Robin Ramaekers

Personal information
- Full name: Robin Ramaekers
- Born: 5 January 1996 (age 30) Tongeren, Belgium
- Height: 1.80 m (5 ft 11 in)
- Weight: 78 kg (172 lb)

Sport
- Country: Belgium
- Sport: Archery
- Event: Recurve
- Club: Schutters Handboog Tongeren
- Coached by: Francis Notenboom

= Robin Ramaekers =

Belgian archer (born 1994)

Robin Ramaekers (born 26 October 1994) is a Belgian competitive archer. He competed as a member of the Belgian archery squad in major international tournaments, spanning the World Championships, the 2015 European Games, and the 2016 Summer Olympics.
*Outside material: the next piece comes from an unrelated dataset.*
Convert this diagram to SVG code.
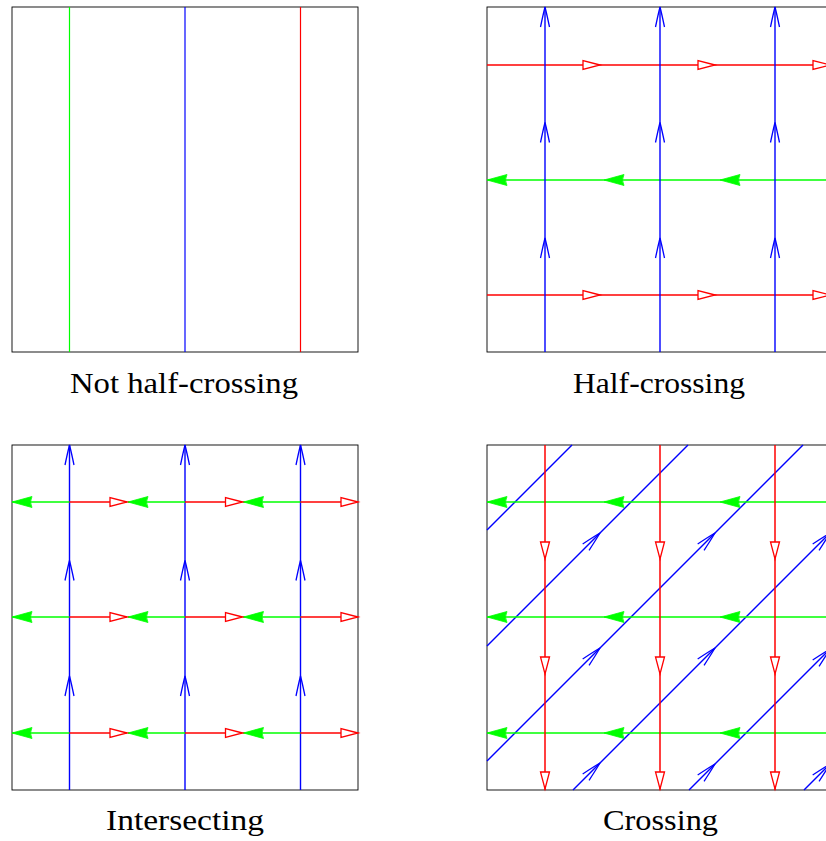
<svg xmlns="http://www.w3.org/2000/svg" xmlns:xlink="http://www.w3.org/1999/xlink" width="826" height="841" viewBox="0 0 826 841">
<style>
.frame{fill:none;stroke:#000;stroke-width:0.9}
.b{stroke:#0000ff;stroke-width:1.4;fill:none}
.r{stroke:#ff0000;stroke-width:1.5;fill:none}
.g{stroke:#00ff00;stroke-width:1.6;fill:none}
.lbl{font-family:"Liberation Serif","DejaVu Serif",serif;font-size:30px;fill:#000;text-anchor:middle}
</style>
<defs>
<path id="bv" d="M-20,-4.5 Q-8,-2 0,0 Q-8,2 -20,4.5" fill="none" stroke="#0000ff" stroke-width="1.3"/>
<path id="rt" d="M0,0 L-17,-4.5 L-17,4.5 Z" fill="#fff" stroke="#ff0000" stroke-width="1.3"/>
<path id="gt" d="M0,0 L-20,-5.5 Q-17,0 -20,5.5 Z" fill="#00ff00" stroke="#00ff00" stroke-width="0.8"/>
</defs>

<!-- Panel 1: Not half-crossing -->
<g id="panel1">
<rect class="frame" x="12" y="7" width="346" height="345"/>
<line class="g" x1="69.5" y1="7" x2="69.5" y2="352" style="stroke-width:1.2"/>
<line class="b" x1="185" y1="7" x2="185" y2="352" style="stroke-width:1.2"/>
<line class="r" x1="300.5" y1="7" x2="300.5" y2="352" style="stroke-width:1.2"/>
<text class="lbl" x="184" y="393" textLength="228" lengthAdjust="spacingAndGlyphs">Not half-crossing</text>
</g>

<!-- Panel 2: Half-crossing -->
<g id="panel2">
<rect class="frame" x="487" y="7" width="346" height="345"/>
<g id="p2-connectors">
<line class="r" x1="487" y1="65" x2="833" y2="65"/>
<line class="r" x1="487" y1="295" x2="833" y2="295"/>
<line class="g" x1="487" y1="180" x2="833" y2="180"/>
<line class="b" x1="545" y1="7" x2="545" y2="352"/>
<line class="b" x1="660" y1="7" x2="660" y2="352"/>
<line class="b" x1="775" y1="7" x2="775" y2="352"/>
<use xlink:href="#rt" transform="translate(600,65)"/>
<use xlink:href="#rt" transform="translate(715,65)"/>
<use xlink:href="#rt" transform="translate(830,65)"/>
<use xlink:href="#rt" transform="translate(600,295)"/>
<use xlink:href="#rt" transform="translate(715,295)"/>
<use xlink:href="#rt" transform="translate(830,295)"/>
<use xlink:href="#gt" transform="translate(487,180) rotate(180)"/>
<use xlink:href="#gt" transform="translate(604,180) rotate(180)"/>
<use xlink:href="#gt" transform="translate(720,180) rotate(180)"/>
<use xlink:href="#bv" transform="translate(545,7) rotate(-90)"/>
<use xlink:href="#bv" transform="translate(545,122.5) rotate(-90)"/>
<use xlink:href="#bv" transform="translate(545,238) rotate(-90)"/>
<use xlink:href="#bv" transform="translate(660,7) rotate(-90)"/>
<use xlink:href="#bv" transform="translate(660,122.5) rotate(-90)"/>
<use xlink:href="#bv" transform="translate(660,238) rotate(-90)"/>
<use xlink:href="#bv" transform="translate(775,7) rotate(-90)"/>
<use xlink:href="#bv" transform="translate(775,122.5) rotate(-90)"/>
<use xlink:href="#bv" transform="translate(775,238) rotate(-90)"/>
</g>
<text class="lbl" x="659" y="393" textLength="172" lengthAdjust="spacingAndGlyphs">Half-crossing</text>
</g>

<!-- Panel 3: Intersecting -->
<g id="panel3">
<rect class="frame" x="12" y="445" width="346" height="345"/>
<g id="p3-connectors">
<line class="b" x1="69.5" y1="445" x2="69.5" y2="790"/>
<line class="b" x1="185" y1="445" x2="185" y2="790"/>
<line class="b" x1="300.5" y1="445" x2="300.5" y2="790"/>
<g id="p3-h502">
<line class="g" x1="12" y1="502" x2="69.5" y2="502"/>
<line class="r" x1="69.5" y1="502" x2="127" y2="502"/>
<line class="g" x1="127.5" y1="502" x2="185" y2="502"/>
<line class="r" x1="185" y1="502" x2="242.5" y2="502"/>
<line class="g" x1="243" y1="502" x2="300.5" y2="502"/>
<line class="r" x1="300.5" y1="502" x2="358" y2="502"/>
</g>
<g id="p3-h617">
<line class="g" x1="12" y1="617" x2="69.5" y2="617"/>
<line class="r" x1="69.5" y1="617" x2="127" y2="617"/>
<line class="g" x1="127.5" y1="617" x2="185" y2="617"/>
<line class="r" x1="185" y1="617" x2="242.5" y2="617"/>
<line class="g" x1="243" y1="617" x2="300.5" y2="617"/>
<line class="r" x1="300.5" y1="617" x2="358" y2="617"/>
</g>
<g id="p3-h733">
<line class="g" x1="12" y1="733" x2="69.5" y2="733"/>
<line class="r" x1="69.5" y1="733" x2="127" y2="733"/>
<line class="g" x1="127.5" y1="733" x2="185" y2="733"/>
<line class="r" x1="185" y1="733" x2="242.5" y2="733"/>
<line class="g" x1="243" y1="733" x2="300.5" y2="733"/>
<line class="r" x1="300.5" y1="733" x2="358" y2="733"/>
</g>
<use xlink:href="#gt" transform="translate(12,502) rotate(180)"/>
<use xlink:href="#gt" transform="translate(128,502) rotate(180)"/>
<use xlink:href="#gt" transform="translate(243.5,502) rotate(180)"/>
<use xlink:href="#rt" transform="translate(127,502)"/>
<use xlink:href="#rt" transform="translate(242.5,502)"/>
<use xlink:href="#rt" transform="translate(358,502)"/>
<use xlink:href="#gt" transform="translate(12,617) rotate(180)"/>
<use xlink:href="#gt" transform="translate(128,617) rotate(180)"/>
<use xlink:href="#gt" transform="translate(243.5,617) rotate(180)"/>
<use xlink:href="#rt" transform="translate(127,617)"/>
<use xlink:href="#rt" transform="translate(242.5,617)"/>
<use xlink:href="#rt" transform="translate(358,617)"/>
<use xlink:href="#gt" transform="translate(12,733) rotate(180)"/>
<use xlink:href="#gt" transform="translate(128,733) rotate(180)"/>
<use xlink:href="#gt" transform="translate(243.5,733) rotate(180)"/>
<use xlink:href="#rt" transform="translate(127,733)"/>
<use xlink:href="#rt" transform="translate(242.5,733)"/>
<use xlink:href="#rt" transform="translate(358,733)"/>
<use xlink:href="#bv" transform="translate(69.5,445) rotate(-90)"/>
<use xlink:href="#bv" transform="translate(69.5,560.5) rotate(-90)"/>
<use xlink:href="#bv" transform="translate(69.5,676) rotate(-90)"/>
<use xlink:href="#bv" transform="translate(185,445) rotate(-90)"/>
<use xlink:href="#bv" transform="translate(185,560.5) rotate(-90)"/>
<use xlink:href="#bv" transform="translate(185,676) rotate(-90)"/>
<use xlink:href="#bv" transform="translate(300.5,445) rotate(-90)"/>
<use xlink:href="#bv" transform="translate(300.5,560.5) rotate(-90)"/>
<use xlink:href="#bv" transform="translate(300.5,676) rotate(-90)"/>
</g>
<text class="lbl" x="185" y="830" textLength="158" lengthAdjust="spacingAndGlyphs">Intersecting</text>
</g>

<!-- Panel 4: Crossing -->
<g id="panel4">
<rect class="frame" x="487" y="445" width="346" height="345"/>
<g id="p4-connectors">
<line class="b" x1="487" y1="530" x2="572" y2="445"/>
<line class="b" x1="487" y1="646" x2="688" y2="445"/>
<line class="b" x1="487" y1="761" x2="803" y2="445"/>
<line class="b" x1="573" y1="790" x2="833" y2="530"/>
<line class="b" x1="689" y1="790" x2="833" y2="646"/>
<line class="b" x1="804" y1="790" x2="833" y2="761"/>
<use xlink:href="#bv" transform="translate(600,533) rotate(-45)"/>
<use xlink:href="#bv" transform="translate(600,648) rotate(-45)"/>
<use xlink:href="#bv" transform="translate(715,533) rotate(-45)"/>
<use xlink:href="#bv" transform="translate(600,763) rotate(-45)"/>
<use xlink:href="#bv" transform="translate(715,648) rotate(-45)"/>
<use xlink:href="#bv" transform="translate(830,533) rotate(-45)"/>
<use xlink:href="#bv" transform="translate(715,764) rotate(-45)"/>
<use xlink:href="#bv" transform="translate(830,649) rotate(-45)"/>
<use xlink:href="#bv" transform="translate(830,764) rotate(-45)"/>
<line class="g" x1="487" y1="502" x2="833" y2="502"/>
<line class="g" x1="487" y1="617" x2="833" y2="617"/>
<line class="g" x1="487" y1="733" x2="833" y2="733"/>
<use xlink:href="#gt" transform="translate(487,502) rotate(180)"/>
<use xlink:href="#gt" transform="translate(604,502) rotate(180)"/>
<use xlink:href="#gt" transform="translate(720,502) rotate(180)"/>
<use xlink:href="#gt" transform="translate(487,617) rotate(180)"/>
<use xlink:href="#gt" transform="translate(604,617) rotate(180)"/>
<use xlink:href="#gt" transform="translate(720,617) rotate(180)"/>
<use xlink:href="#gt" transform="translate(487,733) rotate(180)"/>
<use xlink:href="#gt" transform="translate(604,733) rotate(180)"/>
<use xlink:href="#gt" transform="translate(720,733) rotate(180)"/>
<line class="r" x1="545" y1="445" x2="545" y2="790"/>
<line class="r" x1="660" y1="445" x2="660" y2="790"/>
<line class="r" x1="775" y1="445" x2="775" y2="790"/>
<use xlink:href="#rt" transform="translate(545,559) rotate(90)"/>
<use xlink:href="#rt" transform="translate(545,674) rotate(90)"/>
<use xlink:href="#rt" transform="translate(545,789) rotate(90)"/>
<use xlink:href="#rt" transform="translate(660,559) rotate(90)"/>
<use xlink:href="#rt" transform="translate(660,674) rotate(90)"/>
<use xlink:href="#rt" transform="translate(660,789) rotate(90)"/>
<use xlink:href="#rt" transform="translate(775,559) rotate(90)"/>
<use xlink:href="#rt" transform="translate(775,674) rotate(90)"/>
<use xlink:href="#rt" transform="translate(775,789) rotate(90)"/>
</g>
<text class="lbl" x="660.5" y="830" textLength="115" lengthAdjust="spacingAndGlyphs">Crossing</text>
</g>
</svg>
Ramaekers currently trains at a local archery range in his native Tongeren (Schutters Handboog Tongeren, SHT), under the tutelage of his coach Francis Notenboom, a former Olympian from the 1988 edition.

At the 2016 Summer Olympics in Rio de Janeiro, Ramaekers became the first Belgian archer to compete in an Olympic tournament since 2000, shooting only in the men's individual recurve. First, he recorded a total score of 654 points, including 25 targets of a perfect ten, to seal the forty-second seed from a field of 64 archers in the classification round. Heading to the knockout stage on the third day of the Games, Ramaekers firmly disposed the hard-charging Australian Ryan Tyack at 6–2 in the opening round, before he dropped his subsequent match on three straight sets to the Spaniard and tenth-seeded archer Juan Ignacio Rodríguez.